A propósito de un reportaje sobre contagios, el ARA nos mostraba una fotografía del público del festival Canet Rock de este año. Como ya han explicado propietarios de salas de fiestas u organizadores de conciertos, es difícil que alguien que ha bebido y está escuchando su música favorita a las dos de la mañana guarde la distancia y no se quite la mascarilla. Hay también un factor importantísimo, y es el llamada de la naturaleza. Si en un festival o una sala de fiestas, dos mamíferos se conocen y, una vez bajada la mascarilla, se gustan, ¿podrán renunciar al contacto que podría ocurrir? ¿“Adiós, ya nos llamaremos cuando pase todo esto”? Ligar no es tan fácil.

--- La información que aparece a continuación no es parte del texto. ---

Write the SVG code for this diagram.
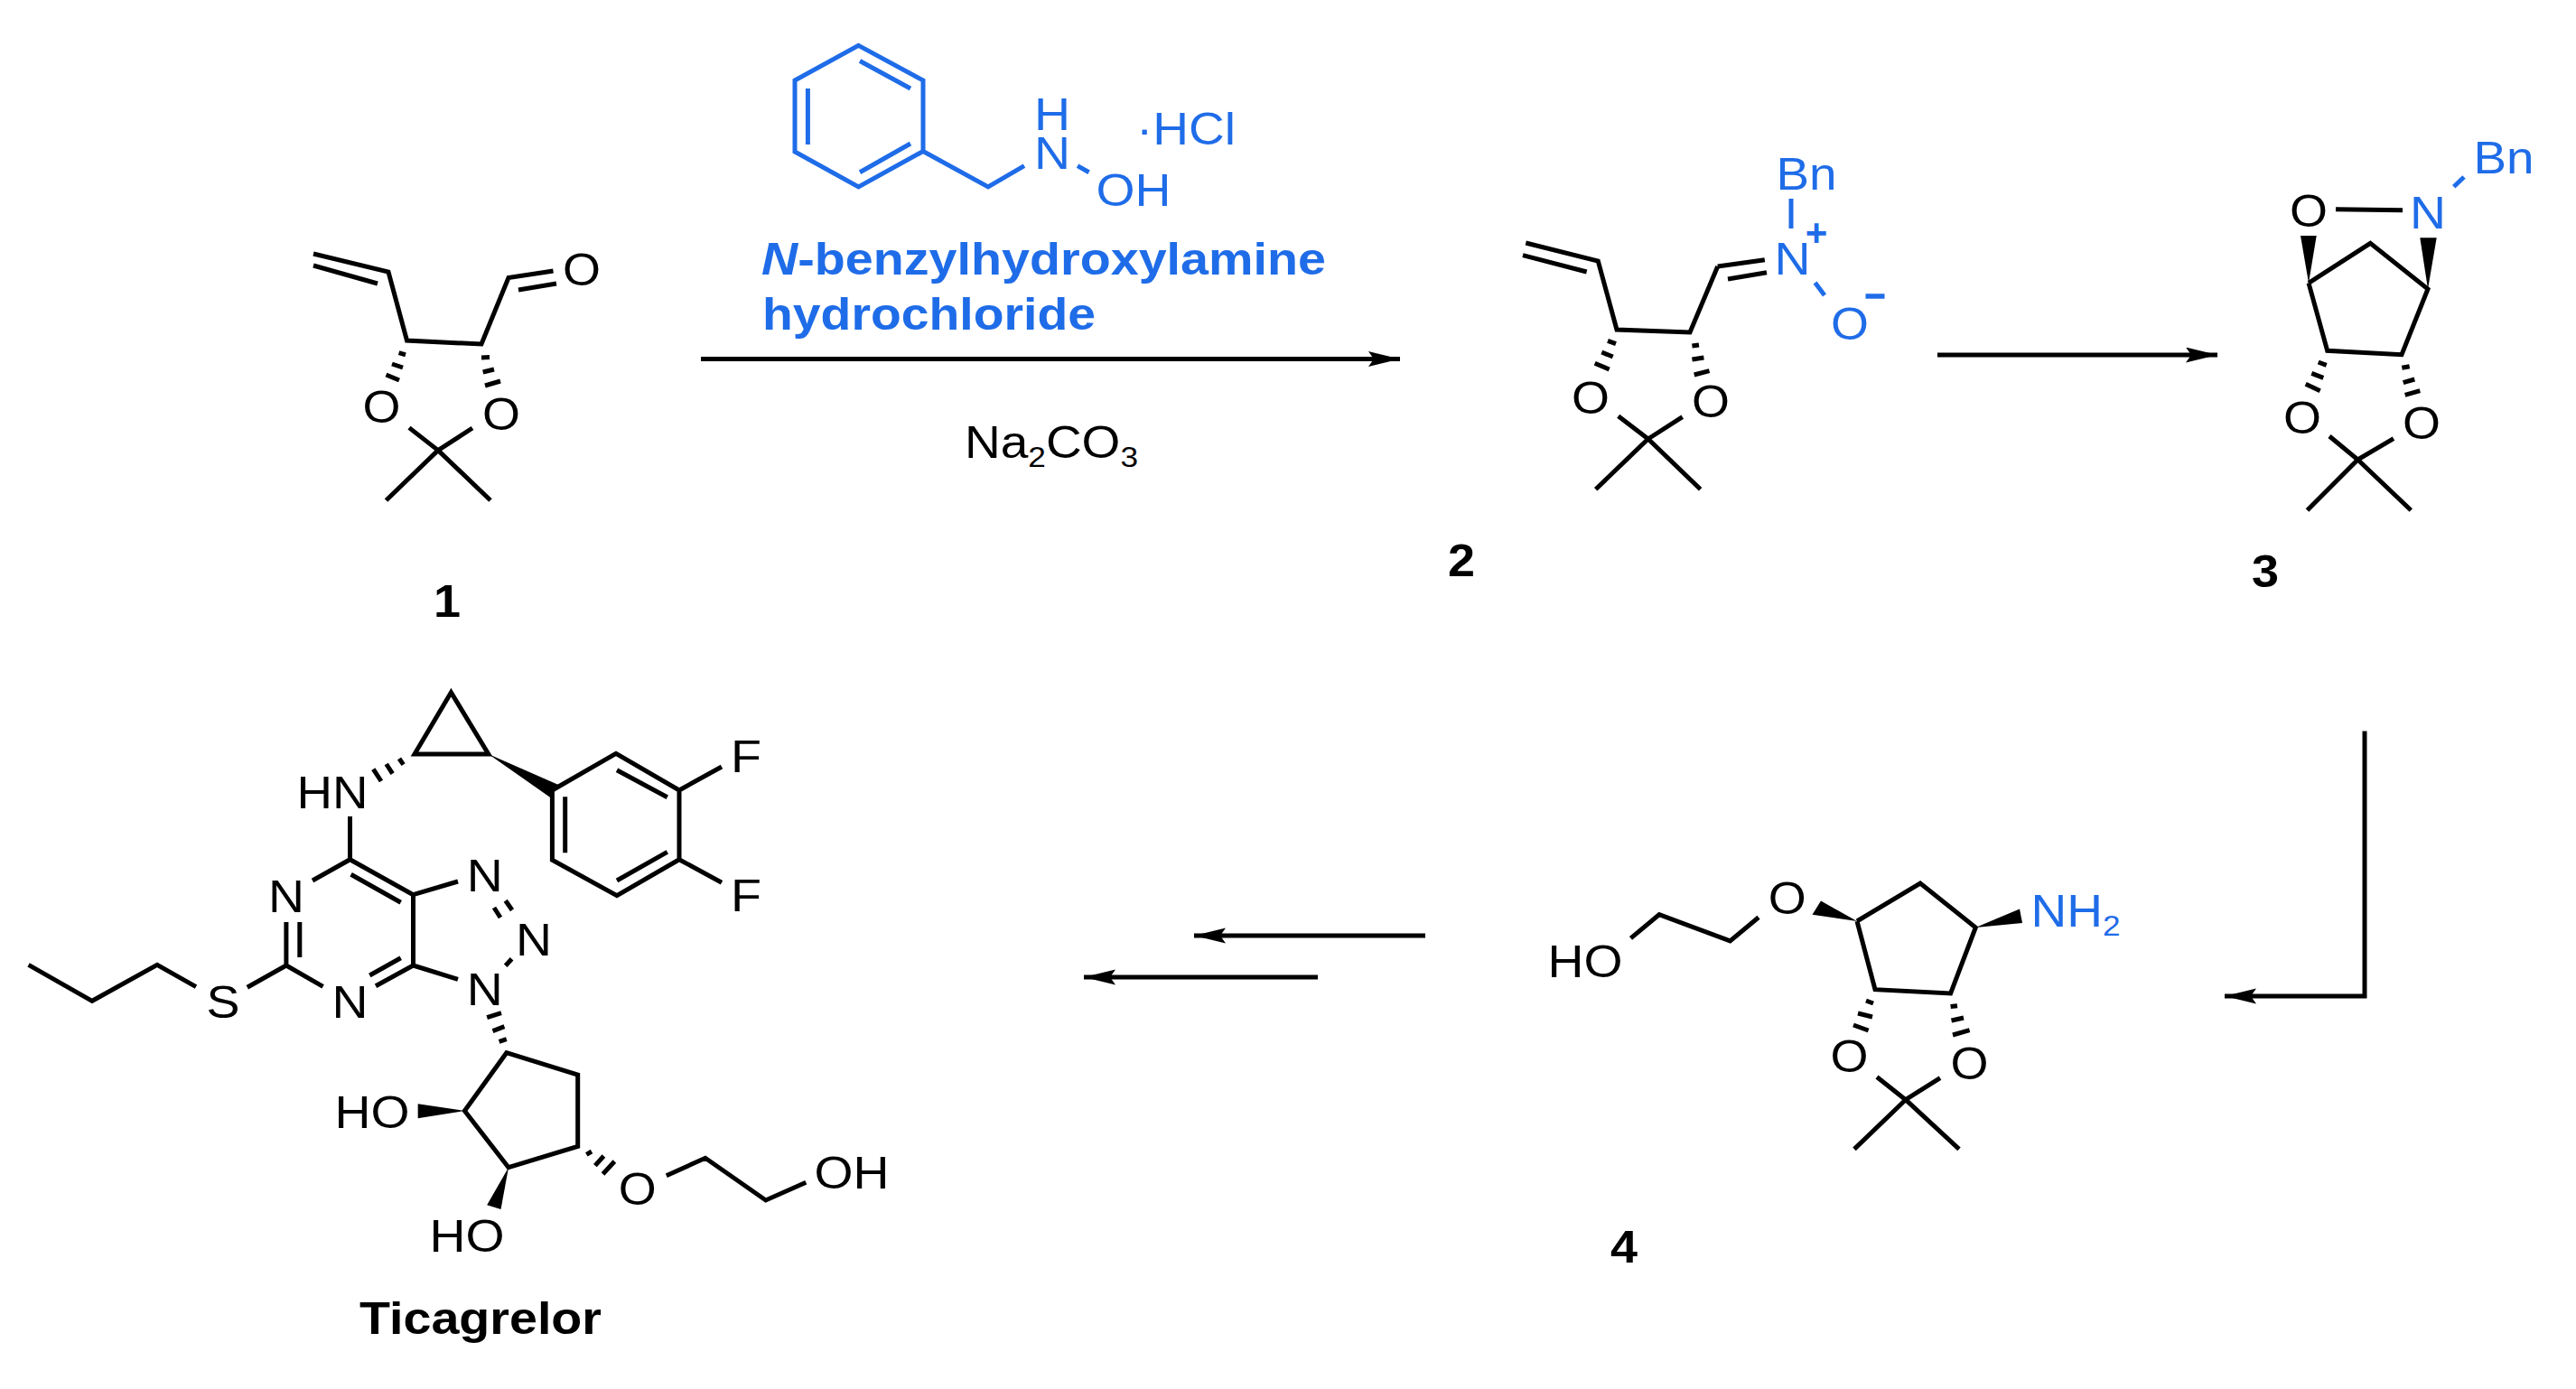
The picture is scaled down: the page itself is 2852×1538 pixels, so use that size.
<svg xmlns="http://www.w3.org/2000/svg" width="2852" height="1538" viewBox="0 0 2852 1538">
<style>
text{font-family:"Liberation Sans",Arial,sans-serif;font-size:50px;fill:#000;text-anchor:middle}
text.b{font-weight:700}
text.l{text-anchor:start}
.blue{fill:#1f6ce8}
.k{fill:none;stroke:#000;stroke-width:5;stroke-linecap:butt;stroke-linejoin:miter}
.u{fill:none;stroke:#1f6ce8;stroke-width:5}
.w{fill:#000;stroke:none}
.a{fill:none;stroke:#000;stroke-width:5}
tspan.s{font-size:32px}
</style>
<defs>
<marker id="h" markerUnits="userSpaceOnUse" markerWidth="36" markerHeight="18" refX="35" refY="8.5" orient="auto"><path d="M35,8.5L0,0L6,8.5L0,17Z" fill="#000"/></marker>
</defs>
<rect width="2852" height="1538" fill="#fff"/>
<g id="connectors">
<path class="a" d="M776,397.5H1550" marker-end="url(#h)"/>
<path class="a" d="M2145,393H2455" marker-end="url(#h)"/>
<path class="a" d="M2618,809.5V1103H2463" marker-end="url(#h)"/>
<path class="a" d="M1578,1036H1322" marker-end="url(#h)"/>
<path class="a" d="M1459,1082H1200" marker-end="url(#h)"/>
</g>
<g id="reagent">
<path class="u" d="M950.5,50.4L1022,89V167.5L950.5,207L880,168V89ZM952,67.5L1008,98M894.4,98V160M952,190.7L1008,159M1022,167.5L1094,207L1134,183.6M1193,183.6L1205.6,190.7"/>
<text class="blue" x="1165" y="144" textLength="40" lengthAdjust="spacingAndGlyphs">H</text>
<text class="blue" x="1165" y="187" textLength="40" lengthAdjust="spacingAndGlyphs">N</text>
<text class="blue" x="1255" y="228" textLength="83" lengthAdjust="spacingAndGlyphs">OH</text>
<text class="blue" x="1313" y="160" textLength="110" lengthAdjust="spacingAndGlyphs">·HCl</text>
<text class="b blue l" x="843" y="304" textLength="625" lengthAdjust="spacingAndGlyphs"><tspan font-style="italic">N</tspan>-benzylhydroxylamine</text>
<text class="b blue l" x="844" y="365" textLength="369" lengthAdjust="spacingAndGlyphs">hydrochloride</text>
<text class="l" x="1068" y="507" textLength="192" lengthAdjust="spacingAndGlyphs">Na<tspan class="s" dy="10">2</tspan><tspan dy="-10">CO</tspan><tspan class="s" dy="10">3</tspan></text>
</g>
<g id="compound-1">
<path class="k" d="M347,281L430,301L450.5,377L533,381L563,307.5L612.5,300M347,294L418,314M574,321L616,314M485,498.6L453,473.6M485,498.6L523,474M485,498.6L427.5,554M485,498.6L543,554M441.6,390.7L449,392.9M434,403L446,407M427.5,415L442,421M533,396L542,395.5M534.7,412L547,409M537,427L554,422"/>
<text x="644" y="316" textLength="42" lengthAdjust="spacingAndGlyphs">O</text>
<text x="422.4" y="468" textLength="42" lengthAdjust="spacingAndGlyphs">O</text>
<text x="555" y="475.5" textLength="42" lengthAdjust="spacingAndGlyphs">O</text>
<text class="b" x="495" y="683" textLength="30" lengthAdjust="spacingAndGlyphs">1</text>
</g>
<g id="compound-2">
<path class="k" d="M1689.3,269L1769.3,289L1790,365L1871,368L1901.7,295M1686,282.7L1756.7,301M1824.7,486L1791.7,460.7M1824.7,486L1862.7,461.7M1824.7,486L1766.7,541.7M1824.7,486L1882.6,541.7M1780,377.3L1789,380.7M1773.3,390L1785.7,395M1765.7,402.3L1781.7,409M1873.4,383L1881,382M1873.4,398L1886.4,396M1875.7,415L1892.5,410.7"/>
<path class="u" d="M1983,220V253M2009.6,313L2020,327"/>
<path class="k" d="M1901.7,295L1953.8,287.7M1913,309L1956,301.7"/>
<text x="1761" y="457.5" textLength="42" lengthAdjust="spacingAndGlyphs">O</text>
<text x="1894" y="462" textLength="42" lengthAdjust="spacingAndGlyphs">O</text>
<text class="blue" x="1984.4" y="303.7" textLength="40" lengthAdjust="spacingAndGlyphs">N</text>
<text class="blue" x="2000" y="209.7" textLength="67" lengthAdjust="spacingAndGlyphs">Bn</text>
<text class="blue" x="2048" y="375.7" textLength="42" lengthAdjust="spacingAndGlyphs">O</text>
<text class="b blue" x="2011" y="272" style="font-size:42px">+</text>
<path class="u" style="stroke-width:5.5" d="M2065.5,328H2086.5"/>
<text class="b" x="1618" y="638" textLength="30" lengthAdjust="spacingAndGlyphs">2</text>
</g>
<g id="compound-3">
<path class="k" d="M2556,313.3L2624.3,269.3L2688,320L2659,392.7L2576.7,388.3L2556,313.3M2586,231.7L2660,232.7M2610.4,509L2579,483M2610.4,509L2650,485.7M2610.4,509L2554.5,565M2610.4,509L2669.3,565M2566.7,401L2575.7,404.3M2559.3,413.3L2572.3,418.3M2552.7,425.3L2568.7,432.7M2659.3,407.3L2667.7,405.7M2660.7,423.7L2673.3,420M2662.7,437.3L2679.3,432.7"/>
<path class="u" d="M2728,196L2716.7,206.7"/>
<polygon class="w" points="2556,313.3 2547,261 2564.7,261"/>
<polygon class="w" points="2688,320 2679.3,263.3 2697.7,263.3"/>
<text x="2556" y="250.7" textLength="42" lengthAdjust="spacingAndGlyphs">O</text>
<text class="blue" x="2688" y="253" textLength="40" lengthAdjust="spacingAndGlyphs">N</text>
<text class="blue" x="2772" y="191.7" textLength="67" lengthAdjust="spacingAndGlyphs">Bn</text>
<text x="2549" y="479.7" textLength="42" lengthAdjust="spacingAndGlyphs">O</text>
<text x="2681" y="486.3" textLength="42" lengthAdjust="spacingAndGlyphs">O</text>
<text class="b" x="2508" y="650" textLength="30" lengthAdjust="spacingAndGlyphs">3</text>
</g>
<g id="compound-4">
<path class="k" d="M2056,1020L2126,978L2187.3,1027L2159.6,1100L2076,1095.7L2056,1020M1947,1015.7L1915.5,1041.8L1837,1012.7L1805.5,1038.8M2109.8,1217.7L2078,1192.5M2109.8,1217.7L2148,1193.7M2109.8,1217.7L2053,1272.4M2109.8,1217.7L2169,1272.4M2066,1108L2074,1111M2057,1122L2073,1126M2052,1135L2068.6,1141M2159.6,1114.6L2167,1113.7M2160.5,1130L2174,1127M2162,1146L2180.6,1140.7"/>
<polygon class="w" points="2056,1020 2006.5,1012.7 2016,997.6"/>
<polygon class="w" points="2187.3,1027 2239,1022 2236,1006.4"/>
<text x="1978.7" y="1011.8" textLength="42" lengthAdjust="spacingAndGlyphs">O</text>
<text x="1755" y="1082" textLength="83" lengthAdjust="spacingAndGlyphs">HO</text>
<text class="blue" x="2298" y="1026" textLength="99" lengthAdjust="spacingAndGlyphs">NH<tspan class="s" dy="10">2</tspan></text>
<text x="2047.6" y="1187" textLength="42" lengthAdjust="spacingAndGlyphs">O</text>
<text x="2180.6" y="1195" textLength="42" lengthAdjust="spacingAndGlyphs">O</text>
<text class="b" x="1798" y="1398" textLength="30" lengthAdjust="spacingAndGlyphs">4</text>
</g>
<g id="ticagrelor">
<path class="k" d="M499.4,766.7L459,835H540.8ZM442,840L446.6,846.7M427.7,846L434.6,856.7M413.3,851.7L422,865M387.5,904V951.7M611.4,875L682,834.3L752,875V951.7L683,991.7L611.4,952.3ZM625.7,882.3V944.3M683,852.7L738.8,882.7M683,975L738.8,943.3M752,875L799,849M752,951.7L799,977.3M346,975L387.5,951.7L457.5,990.7V1069L416,1091.7M388.6,968.3L443.7,999.3M443.7,1060.7L409.3,1080M357.6,1092.3L316.9,1069V1021M331.8,1021V1060M316.9,1069L273.8,1093.3M217,1092.7L174,1068.3L102,1108.3L31.6,1068.3M457.5,990.7L507,976M559.7,997.3L567,1007.7M547,1005L554,1016M566.6,1061.7L559.7,1069.3M457.5,1069L507,1084.3M539.2,1126.7L555,1121.7M545.5,1141.7L558.4,1136.7M552.6,1153.3L560.8,1150.7M560.8,1165.7L639.7,1190V1269.3L563,1292.7L514.4,1230ZM649.3,1278.3L655,1275M658.9,1290.7L668.4,1280M667.5,1300L680.4,1286M737.8,1301.7L780.9,1282.3L847.8,1329L892.3,1309.3"/>
<polygon class="w" points="540.8,835 618.8,869.3 609.6,883.3"/>
<polygon class="w" points="514.4,1230 462.7,1222.3 462.7,1238.3"/>
<polygon class="w" points="563,1292.7 539.2,1334.3 554.5,1339"/>
<text x="368" y="895" textLength="79" lengthAdjust="spacingAndGlyphs">HN</text>
<text x="826" y="855" textLength="34" lengthAdjust="spacingAndGlyphs">F</text>
<text x="826" y="1009" textLength="34" lengthAdjust="spacingAndGlyphs">F</text>
<text x="316.9" y="1010" textLength="40" lengthAdjust="spacingAndGlyphs">N</text>
<text x="387.5" y="1126.7" textLength="40" lengthAdjust="spacingAndGlyphs">N</text>
<text x="247" y="1126.7" textLength="37" lengthAdjust="spacingAndGlyphs">S</text>
<text x="536.7" y="986.7" textLength="40" lengthAdjust="spacingAndGlyphs">N</text>
<text x="591" y="1057.7" textLength="40" lengthAdjust="spacingAndGlyphs">N</text>
<text x="536.7" y="1113.3" textLength="40" lengthAdjust="spacingAndGlyphs">N</text>
<text x="412" y="1249" textLength="83" lengthAdjust="spacingAndGlyphs">HO</text>
<text x="517" y="1386" textLength="83" lengthAdjust="spacingAndGlyphs">HO</text>
<text x="705.7" y="1334" textLength="42" lengthAdjust="spacingAndGlyphs">O</text>
<text x="943" y="1316" textLength="83" lengthAdjust="spacingAndGlyphs">OH</text>
<text class="b" x="532" y="1476.7" textLength="268" lengthAdjust="spacingAndGlyphs">Ticagrelor</text>
</g>
</svg>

Mirando la fotografía que publicaba el ARA me pasó una cosa. Ver tanta gente junta ya no me pareció “normal”. Ver a aquella gente tan junta me resultaba tan obsceno como, por ejemplo, ver a una pareja fornicando. Era “pecado”, lo digo en el sentido más primigenio y neutro. Era obsceno. Y pensé en la educación. Qué fácil que es instaurar en el grupo los tabúes, los miedos, el pecado y la culpa. Si yo, hoy, me siento incómoda viendo la foto de un festival (cuando he asistido como público a docenas de conciertos), ¿qué pasa con los niños, que están todavía formándose? ¿Alguna vez volverán a estar en grupo sin pensar? Para ellos, ahora, ver la boca y la nariz de los desconocidos es más preciado que verles las mejillas del culo. Ver bocas y narices resulta una sorpresa. A la fuerza sus ideas, manías e incluso gustos sexuales se verán afectados por esta realidad. Yo misma diría que, en el futuro que imagino normal, nunca más podré ir en metro en hora punta en verano, encerrada, de pie junto a toda esa gente como yo, sin mascarilla. Nunca más podré entrar en Boadas por Sant Jordi, lleno como un huevo. Nunca más podré ir a un festival como había hecho, antes del virus, cuando todos éramos otros.